§ GOAL: Return the data exactly, with all pictures removed.

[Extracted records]
►
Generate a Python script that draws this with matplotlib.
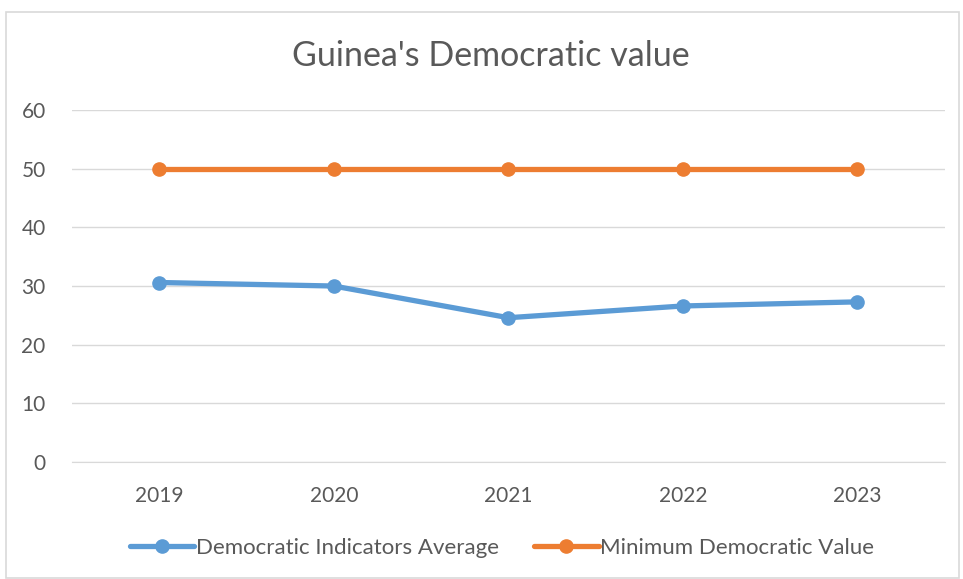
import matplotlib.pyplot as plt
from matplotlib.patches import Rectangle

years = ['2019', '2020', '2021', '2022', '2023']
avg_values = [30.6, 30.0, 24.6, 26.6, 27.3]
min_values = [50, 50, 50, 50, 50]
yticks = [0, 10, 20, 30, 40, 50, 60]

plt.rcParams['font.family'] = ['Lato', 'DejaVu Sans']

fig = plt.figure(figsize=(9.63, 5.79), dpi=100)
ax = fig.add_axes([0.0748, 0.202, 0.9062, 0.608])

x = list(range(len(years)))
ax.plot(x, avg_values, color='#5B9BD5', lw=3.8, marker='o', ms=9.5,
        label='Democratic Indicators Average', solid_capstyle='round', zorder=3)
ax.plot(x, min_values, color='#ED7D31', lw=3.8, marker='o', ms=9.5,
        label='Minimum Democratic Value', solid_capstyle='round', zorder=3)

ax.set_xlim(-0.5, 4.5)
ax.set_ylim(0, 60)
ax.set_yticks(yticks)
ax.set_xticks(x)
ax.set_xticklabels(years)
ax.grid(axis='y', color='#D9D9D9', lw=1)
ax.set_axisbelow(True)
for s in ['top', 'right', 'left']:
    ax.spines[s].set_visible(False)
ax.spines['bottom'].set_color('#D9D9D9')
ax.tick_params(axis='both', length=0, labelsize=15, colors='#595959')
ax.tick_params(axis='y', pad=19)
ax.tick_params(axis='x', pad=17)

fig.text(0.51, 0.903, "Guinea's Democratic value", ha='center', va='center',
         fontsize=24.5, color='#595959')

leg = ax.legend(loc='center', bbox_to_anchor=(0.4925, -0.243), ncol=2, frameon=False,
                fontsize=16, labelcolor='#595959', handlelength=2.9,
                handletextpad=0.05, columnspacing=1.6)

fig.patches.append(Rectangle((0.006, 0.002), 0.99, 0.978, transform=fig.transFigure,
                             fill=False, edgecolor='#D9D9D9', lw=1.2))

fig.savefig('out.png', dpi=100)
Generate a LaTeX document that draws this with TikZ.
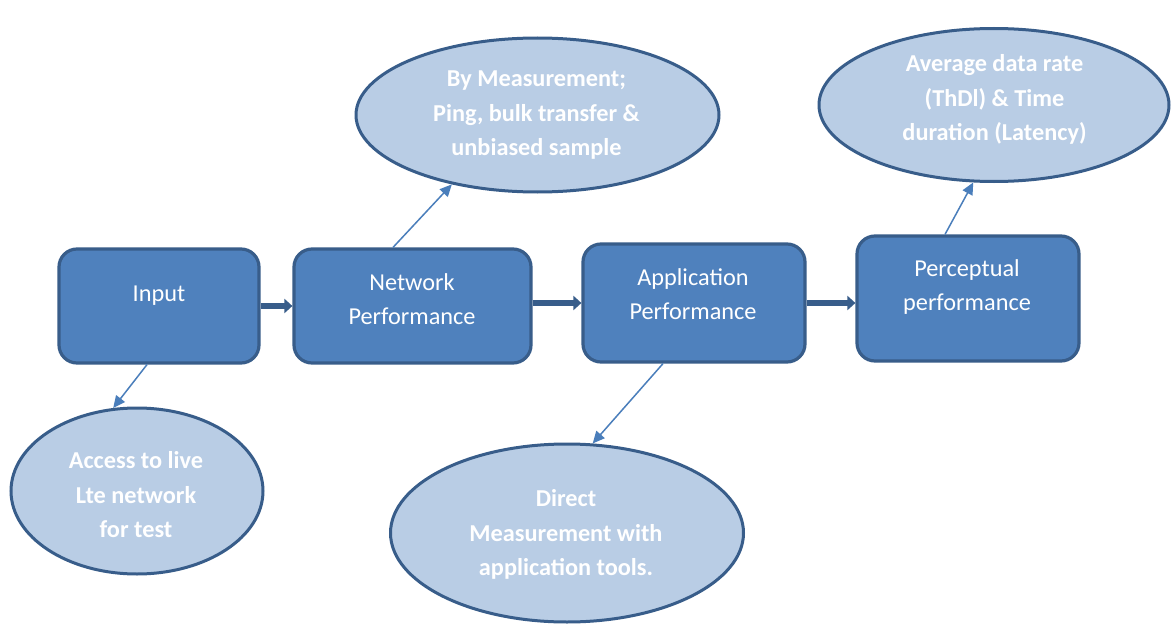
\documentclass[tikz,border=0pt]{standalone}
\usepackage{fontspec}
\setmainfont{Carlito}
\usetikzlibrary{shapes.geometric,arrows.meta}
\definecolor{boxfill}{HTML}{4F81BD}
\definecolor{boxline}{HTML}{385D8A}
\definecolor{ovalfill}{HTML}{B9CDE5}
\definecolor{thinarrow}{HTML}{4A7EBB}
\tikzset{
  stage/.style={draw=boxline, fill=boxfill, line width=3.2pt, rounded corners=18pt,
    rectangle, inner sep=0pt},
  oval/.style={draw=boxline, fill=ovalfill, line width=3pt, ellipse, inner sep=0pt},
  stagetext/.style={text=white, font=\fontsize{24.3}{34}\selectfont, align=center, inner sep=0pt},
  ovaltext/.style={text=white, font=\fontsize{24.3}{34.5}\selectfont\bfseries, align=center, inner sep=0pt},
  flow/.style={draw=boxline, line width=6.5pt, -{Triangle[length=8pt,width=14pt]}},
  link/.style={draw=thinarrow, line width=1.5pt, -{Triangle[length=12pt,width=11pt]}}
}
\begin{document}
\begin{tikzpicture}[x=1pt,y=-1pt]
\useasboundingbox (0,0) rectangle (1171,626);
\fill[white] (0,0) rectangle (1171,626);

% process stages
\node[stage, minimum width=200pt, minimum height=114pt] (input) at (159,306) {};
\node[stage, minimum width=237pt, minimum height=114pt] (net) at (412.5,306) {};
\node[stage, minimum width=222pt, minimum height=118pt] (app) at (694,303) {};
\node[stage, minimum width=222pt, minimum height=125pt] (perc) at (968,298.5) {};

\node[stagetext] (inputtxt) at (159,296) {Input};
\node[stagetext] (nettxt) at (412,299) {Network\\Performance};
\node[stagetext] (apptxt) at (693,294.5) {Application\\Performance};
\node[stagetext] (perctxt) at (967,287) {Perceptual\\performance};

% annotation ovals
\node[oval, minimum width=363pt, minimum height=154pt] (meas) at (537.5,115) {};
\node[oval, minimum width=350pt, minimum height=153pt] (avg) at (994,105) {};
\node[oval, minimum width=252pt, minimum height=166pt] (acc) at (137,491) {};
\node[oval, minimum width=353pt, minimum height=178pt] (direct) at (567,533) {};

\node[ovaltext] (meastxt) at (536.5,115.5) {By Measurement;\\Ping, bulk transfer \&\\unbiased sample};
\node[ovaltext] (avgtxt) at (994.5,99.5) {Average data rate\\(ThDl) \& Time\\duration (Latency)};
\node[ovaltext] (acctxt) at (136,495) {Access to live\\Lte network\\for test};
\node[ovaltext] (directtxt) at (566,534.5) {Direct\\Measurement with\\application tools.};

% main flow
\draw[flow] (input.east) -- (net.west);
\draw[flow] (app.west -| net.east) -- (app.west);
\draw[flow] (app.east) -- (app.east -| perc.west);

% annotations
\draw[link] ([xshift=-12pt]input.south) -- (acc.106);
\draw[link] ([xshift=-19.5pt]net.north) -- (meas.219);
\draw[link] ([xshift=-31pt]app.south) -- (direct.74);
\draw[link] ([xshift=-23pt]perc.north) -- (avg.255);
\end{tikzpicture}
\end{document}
◄
§ COMPLETE ANSWER:
Generate a Python script that draws this with matplotlib.
import matplotlib.pyplot as plt
from matplotlib.patches import Rectangle

years = ['2019', '2020', '2021', '2022', '2023']
avg_values = [30.6, 30.0, 24.6, 26.6, 27.3]
min_values = [50, 50, 50, 50, 50]
yticks = [0, 10, 20, 30, 40, 50, 60]

plt.rcParams['font.family'] = ['Lato', 'DejaVu Sans']

fig = plt.figure(figsize=(9.63, 5.79), dpi=100)
ax = fig.add_axes([0.0748, 0.202, 0.9062, 0.608])

x = list(range(len(years)))
ax.plot(x, avg_values, color='#5B9BD5', lw=3.8, marker='o', ms=9.5,
        label='Democratic Indicators Average', solid_capstyle='round', zorder=3)
ax.plot(x, min_values, color='#ED7D31', lw=3.8, marker='o', ms=9.5,
        label='Minimum Democratic Value', solid_capstyle='round', zorder=3)

ax.set_xlim(-0.5, 4.5)
ax.set_ylim(0, 60)
ax.set_yticks(yticks)
ax.set_xticks(x)
ax.set_xticklabels(years)
ax.grid(axis='y', color='#D9D9D9', lw=1)
ax.set_axisbelow(True)
for s in ['top', 'right', 'left']:
    ax.spines[s].set_visible(False)
ax.spines['bottom'].set_color('#D9D9D9')
ax.tick_params(axis='both', length=0, labelsize=15, colors='#595959')
ax.tick_params(axis='y', pad=19)
ax.tick_params(axis='x', pad=17)

fig.text(0.51, 0.903, "Guinea's Democratic value", ha='center', va='center',
         fontsize=24.5, color='#595959')

leg = ax.legend(loc='center', bbox_to_anchor=(0.4925, -0.243), ncol=2, frameon=False,
                fontsize=16, labelcolor='#595959', handlelength=2.9,
                handletextpad=0.05, columnspacing=1.6)

fig.patches.append(Rectangle((0.006, 0.002), 0.99, 0.978, transform=fig.transFigure,
                             fill=False, edgecolor='#D9D9D9', lw=1.2))

fig.savefig('out.png', dpi=100)
Generate a LaTeX document that draws this with TikZ.
\documentclass[tikz,border=0pt]{standalone}
\usepackage{fontspec}
\setmainfont{Carlito}
\usetikzlibrary{shapes.geometric,arrows.meta}
\definecolor{boxfill}{HTML}{4F81BD}
\definecolor{boxline}{HTML}{385D8A}
\definecolor{ovalfill}{HTML}{B9CDE5}
\definecolor{thinarrow}{HTML}{4A7EBB}
\tikzset{
  stage/.style={draw=boxline, fill=boxfill, line width=3.2pt, rounded corners=18pt,
    rectangle, inner sep=0pt},
  oval/.style={draw=boxline, fill=ovalfill, line width=3pt, ellipse, inner sep=0pt},
  stagetext/.style={text=white, font=\fontsize{24.3}{34}\selectfont, align=center, inner sep=0pt},
  ovaltext/.style={text=white, font=\fontsize{24.3}{34.5}\selectfont\bfseries, align=center, inner sep=0pt},
  flow/.style={draw=boxline, line width=6.5pt, -{Triangle[length=8pt,width=14pt]}},
  link/.style={draw=thinarrow, line width=1.5pt, -{Triangle[length=12pt,width=11pt]}}
}
\begin{document}
\begin{tikzpicture}[x=1pt,y=-1pt]
\useasboundingbox (0,0) rectangle (1171,626);
\fill[white] (0,0) rectangle (1171,626);

% process stages
\node[stage, minimum width=200pt, minimum height=114pt] (input) at (159,306) {};
\node[stage, minimum width=237pt, minimum height=114pt] (net) at (412.5,306) {};
\node[stage, minimum width=222pt, minimum height=118pt] (app) at (694,303) {};
\node[stage, minimum width=222pt, minimum height=125pt] (perc) at (968,298.5) {};

\node[stagetext] (inputtxt) at (159,296) {Input};
\node[stagetext] (nettxt) at (412,299) {Network\\Performance};
\node[stagetext] (apptxt) at (693,294.5) {Application\\Performance};
\node[stagetext] (perctxt) at (967,287) {Perceptual\\performance};

% annotation ovals
\node[oval, minimum width=363pt, minimum height=154pt] (meas) at (537.5,115) {};
\node[oval, minimum width=350pt, minimum height=153pt] (avg) at (994,105) {};
\node[oval, minimum width=252pt, minimum height=166pt] (acc) at (137,491) {};
\node[oval, minimum width=353pt, minimum height=178pt] (direct) at (567,533) {};

\node[ovaltext] (meastxt) at (536.5,115.5) {By Measurement;\\Ping, bulk transfer \&\\unbiased sample};
\node[ovaltext] (avgtxt) at (994.5,99.5) {Average data rate\\(ThDl) \& Time\\duration (Latency)};
\node[ovaltext] (acctxt) at (136,495) {Access to live\\Lte network\\for test};
\node[ovaltext] (directtxt) at (566,534.5) {Direct\\Measurement with\\application tools.};

% main flow
\draw[flow] (input.east) -- (net.west);
\draw[flow] (app.west -| net.east) -- (app.west);
\draw[flow] (app.east) -- (app.east -| perc.west);

% annotations
\draw[link] ([xshift=-12pt]input.south) -- (acc.106);
\draw[link] ([xshift=-19.5pt]net.north) -- (meas.219);
\draw[link] ([xshift=-31pt]app.south) -- (direct.74);
\draw[link] ([xshift=-23pt]perc.north) -- (avg.255);
\end{tikzpicture}
\end{document}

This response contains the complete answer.